BSGP是一种新的GPU编程语言，基于BSP(Bulk synchronous parallel)模型。看起来就像是顺序的C程序，程序员只需敲很少的并行代码，易读、易写、易维护。它的“简洁”并没有牺牲性能，编译器承担了从BSGP到Kernel的转化并提供了优化分配的temp stream。多个用例证明：BSGP VS CUDA,性能持平或更佳，但代码复杂度和编程时间都大为缩减。

1.1 传统编程模型 VS. BSGP

现存的GPU编程语言都是流处理模型（GPU是流处理模式），像Brook和CUDA。流处理是数据data-centric模型（数据元素被组织成流），Kernel函数并行地对输入流操作以得到输出流，这种Stream/Kernel模式的底层数据依赖很强。现在的流编程模型难呀。。。

BSGP的好处：首先，程序员学习曲线低了，类C程序。（引入概念：barrier是BSGP代码中的同步语法，下有详细介绍；superstep是两个barrier之间的语句，1个superstep被编译器译作1个Kernel，然后被一堆线程并行执行，注意所有的superstep以barrier为界是串行执行地）同时，BSGP将程序员从繁冗的temporary stream management中解脱出来。再者，数据依赖被隐式做了（local变量可见且在supersteps间共享）。

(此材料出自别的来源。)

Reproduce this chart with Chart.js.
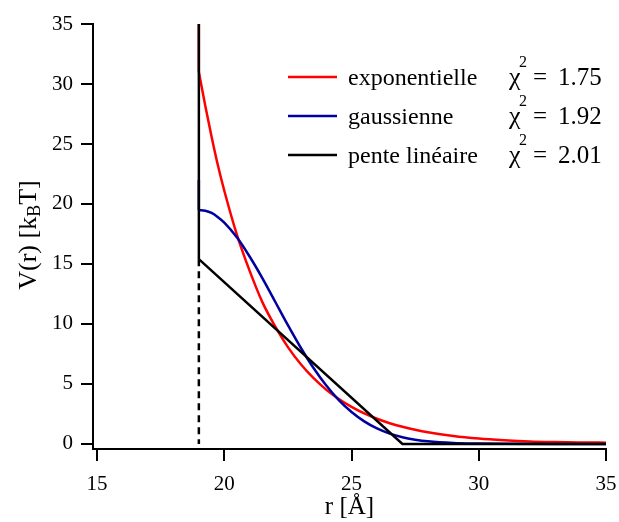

最后，BSGP使得parallel primitives(e.g. reduce/scan/sort)变地简单，代码重用非常方便。

1.2 编译器设计不得不考虑的问题

BSGP编程模型不是直接映射到GPU流处理模型上，我们需要一个编译器把BSGP程序转化为流程序。设计这个编译器，需要考虑这样几个问题：

a. barrier synchronizatioin

GPU上跑着成千上万的线程，谁得空（处理单元的空）谁跑，而且像register这样存储上下文的资源一旦线程结束就回收。“物理处理单元”的同步不影响不在执行的线程，所以不能作为逻辑上所有线程的barrier；等待所有线程都跑完倒是能算上是个barrier，但这会儿很多线程的上下文已经被销毁了。既然硬件的同步做不到，那就只能软件做了，所以这个编译器自动加了保存上下文的代码来实现barrier.

b. how to generate efficient stream code.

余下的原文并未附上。